Net Impact’s recent survey on work preferences amongst professionals and students confirms a burgeoning trend in the labour market. More than 50% of professionals surveyed want their work to have a degree of positive social impact, rising to 70% amongst students.

Having joined the Shaftesbury Partnership this month as an On Purpose Associate, the statistics ring familiar. On Purpose is a leadership scheme that helps professionals transition into careers in social enterprise. In the autumn we’ll welcome a fourth cohort of associates looking to make this move, demonstrating how social impact jobs are benefitting from the “Brain Gain” that Will discussed in his blog post.

Demand for jobs in this growing space is high, as the Economist has noted, in fact the Net Impact report shows that 45% of students would take a pay cut in order to work in a role that aligned with their values.

As I’ve researched CSR trends amongst the FTSE 100 over the last week I’ve found that this priority hasn’t gone unnoticed by the biggest firms seeking to increase productivity and employee retention by incorporating opportunities to “do good” into their corporate responsibility initiatives.

The link between satisfaction in the workplace and performance and retention has been well documented. Of the sample surveyed in the Net Impact study, those that can make a positive social impact in the workplace reported greater satisfaction than those who cannot by a 2:1 ratio.

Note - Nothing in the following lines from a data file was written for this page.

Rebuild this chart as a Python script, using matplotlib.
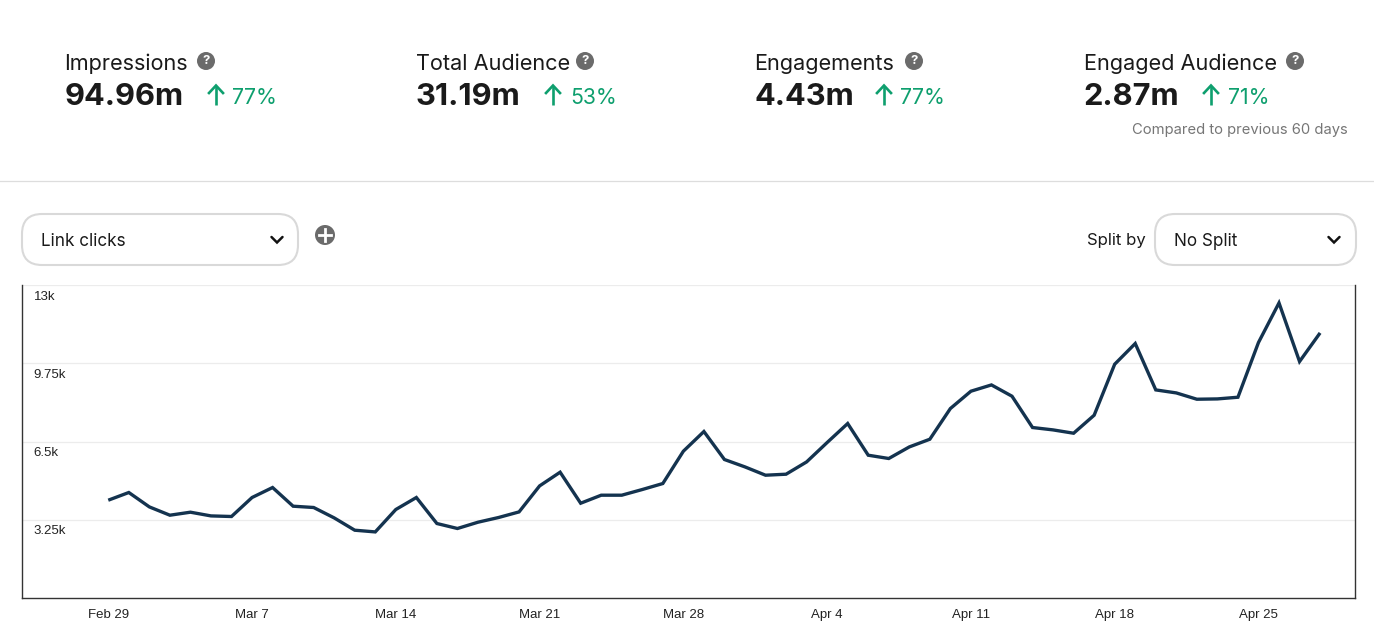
import matplotlib
matplotlib.use("Agg")
import matplotlib.pyplot as plt
import pandas as pd
from matplotlib.patches import FancyBboxPatch, Circle
from matplotlib.transforms import ScaledTranslation

W, H = 1374, 630
UI_FONT = "Inter"
TICK_FONT = "Liberation Sans"

start_date = "2024-02-29"
link_clicks = [4070, 4390, 3792, 3447, 3572, 3418, 3393, 4182, 4597, 3821,
               3767, 3335, 2824, 2753, 3684, 4182, 3102, 2895, 3156, 3351,
               3584, 4664, 5233, 3945, 4278, 4278, 4514, 4763, 6105, 6923,
               5760, 5453, 5108, 5150, 5660, 6466, 7255, 5939, 5802, 6283,
               6603, 7878, 8597, 8858, 8389, 7089, 6990, 6852, 7600, 9718,
               10578, 8651, 8526, 8264, 8277, 8347, 10619, 12264, 9830, 11018]
y_ticks = [3250, 6500, 9750, 13000]
y_labels = ["3.25k", "6.5k", "9.75k", "13k"]
x_tick_dates = ["2024-02-29", "2024-03-07", "2024-03-14", "2024-03-21", "2024-03-28",
                "2024-04-04", "2024-04-11", "2024-04-18", "2024-04-25"]
x_labels = ["Feb 29", "Mar 7", "Mar 14", "Mar 21", "Mar 28", "Apr 4", "Apr 11", "Apr 18", "Apr 25"]

kpi_titles = ["Impressions", "Total Audience", "Engagements", "Engaged Audience"]
kpi_values = ["94.96m", "31.19m", "4.43m", "2.87m"]
kpi_changes = ["77%", "53%", "77%", "71%"]
kpi_x = [64.5, 415.5, 754.5, 1083.5]
kpi_help_x = [206, 585, 914, 1295]
kpi_arrow_x = [216, 553, 884, 1211]
kpi_change_x = [232, 570, 900, 1228]

INK = "#1a1a1a"
GREEN = "#0e9f6e"
GREY = "#6b6b6b"
BORDER = "#d9d9d9"
LINE = "#14334f"

fig = plt.figure(figsize=(W / 100, H / 100), dpi=100, facecolor="white")

# Page furniture, in pixel coordinates
ui = fig.add_axes([0, 0, 1, 1])
ui.set_xlim(0, W)
ui.set_ylim(H, 0)
ui.axis("off")


def rounded_box(x0, y0, x1, y1):
    ui.add_patch(FancyBboxPatch((x0 + 20, y0 + 20), x1 - x0 - 40, y1 - y0 - 40,
                                boxstyle="round,pad=20,rounding_size=20",
                                fc="white", ec=BORDER, lw=1.5))


def chevron(cx, cy):
    ui.plot([cx - 5.5, cx, cx + 5.5], [cy - 3, cy + 2.5, cy - 3], color="#111111", lw=1.8,
            solid_capstyle="round", solid_joinstyle="miter")


for x, title, value, change, hx, ax_, cx in zip(kpi_x, kpi_titles, kpi_values, kpi_changes,
                                                kpi_help_x, kpi_arrow_x, kpi_change_x):
    ui.text(x, 64, title, fontsize=15.6, family=UI_FONT, color=INK, va="center", ha="left")
    ui.text(x, 97, value, fontsize=22.2, family=UI_FONT, weight="bold", color=INK, va="center", ha="left")
    ui.add_patch(Circle((hx, 61), 9, fc=GREY, ec="none"))
    ui.text(hx, 61, "?", fontsize=9.5, family=UI_FONT, weight="bold", color="white", va="center", ha="center")
    ui.plot([ax_, ax_], [105, 86], color=GREEN, lw=1.9, solid_capstyle="butt")
    ui.plot([ax_ - 7, ax_, ax_ + 7], [93, 85.5, 93], color=GREEN, lw=1.9, solid_joinstyle="miter")
    ui.text(cx, 98.5, change, fontsize=15.3, family=UI_FONT, color=GREEN, va="center", ha="left")

ui.text(1348, 130, "Compared to previous 60 days", fontsize=10.65, family=UI_FONT,
        color="#767676", va="center", ha="right")
ui.plot([0, W], [181, 181], color="#dddddd", lw=0.9)

rounded_box(22, 214, 298, 265)
ui.text(41, 242, "Link clicks", fontsize=12.3, family=UI_FONT, color=INK, va="center", ha="left")
chevron(277, 240)
ui.add_patch(Circle((325, 235), 10, fc=GREY, ec="none"))
ui.plot([319, 331], [235, 235], color="white", lw=2)
ui.plot([325, 325], [229, 241], color="white", lw=2)

ui.text(1087, 241, "Split by", fontsize=12, family=UI_FONT, color=INK, va="center", ha="left")
rounded_box(1155, 214, 1356, 265)
ui.text(1174, 242, "No Split", fontsize=12.3, family=UI_FONT, color=INK, va="center", ha="left")
chevron(1334, 240)

# Chart
left, right, top, bottom = 22.0, 1355.0, 285.2, 598.2
ax = fig.add_axes([left / W, 1 - bottom / H, (right - left) / W, (bottom - top) / H])
ax.patch.set_alpha(0)
dates = pd.date_range(start_date, periods=len(link_clicks), freq="D")
ax.plot(dates, link_clicks, color=LINE, lw=2.4, solid_joinstyle="miter", solid_capstyle="butt", zorder=3)

ax.set_ylim(0, 13000)
x0 = pd.Timestamp(start_date)
ax.set_xlim(x0 - pd.Timedelta(days=4.2), x0 + pd.Timedelta(days=60.7))

ax.set_yticks(y_ticks)
ax.set_yticklabels(y_labels, fontsize=9.5, family=TICK_FONT, color="#222222")
ax.set_xticks(pd.to_datetime(x_tick_dates))
ax.set_xticklabels(x_labels, fontsize=9.5, family=TICK_FONT, color="#222222")
ax.tick_params(axis="x", length=0, pad=8)
ax.tick_params(axis="y", length=0, pad=-8.3)
offset = ScaledTranslation(0, -10 / 100, fig.dpi_scale_trans)
for lab in ax.get_yticklabels():
    lab.set_ha("left")
    lab.set_transform(lab.get_transform() + offset)
ax.grid(axis="y", color="#ececec", lw=0.9)
ax.set_axisbelow(True)
for side in ("left", "right", "bottom"):
    ax.spines[side].set_color("#333333")
    ax.spines[side].set_linewidth(1)
ax.spines["top"].set_visible(False)

fig.savefig("out.png", dpi=100, facecolor="white")
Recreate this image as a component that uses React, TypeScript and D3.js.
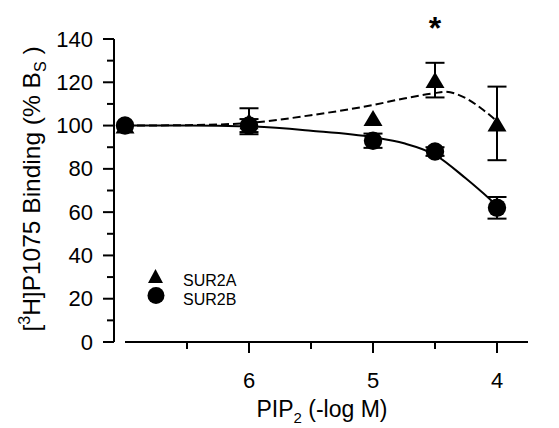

Whilst professionals in the private sector seek work with more social impact, on the other side of the coin, the skills of these professionals can add a great deal of value to social enterprises seeking to grow. At SP we think this ‘cross-pollination’ is invaluable so we seek to collaborate with corporate partners to bring talent onto our ventures through secondments.

Similarly, through our venture, the Social Business Partnership (SBP) we hope to build more robust and sustained relationships between the private and social sectors by bringing social enterprises into the supply chains of corporates.

In this way corporates can support social enterprises to deliver social impact and at the same time help them to build the standards required for them to scale and service bigger clients. For example, a branding professional could go in for a day and help devise a strategy for the social enterprise. Concomitantly, big businesses benefit from a more engaged workforce that can experience a sustained social impact.

Where corporate social responsibility may have been perceived as an ‘add-on’ to normal business I’m confident that the demand amongst workers will see social impact become more a part of business as usual, generating impact amongst internal and external stakeholders.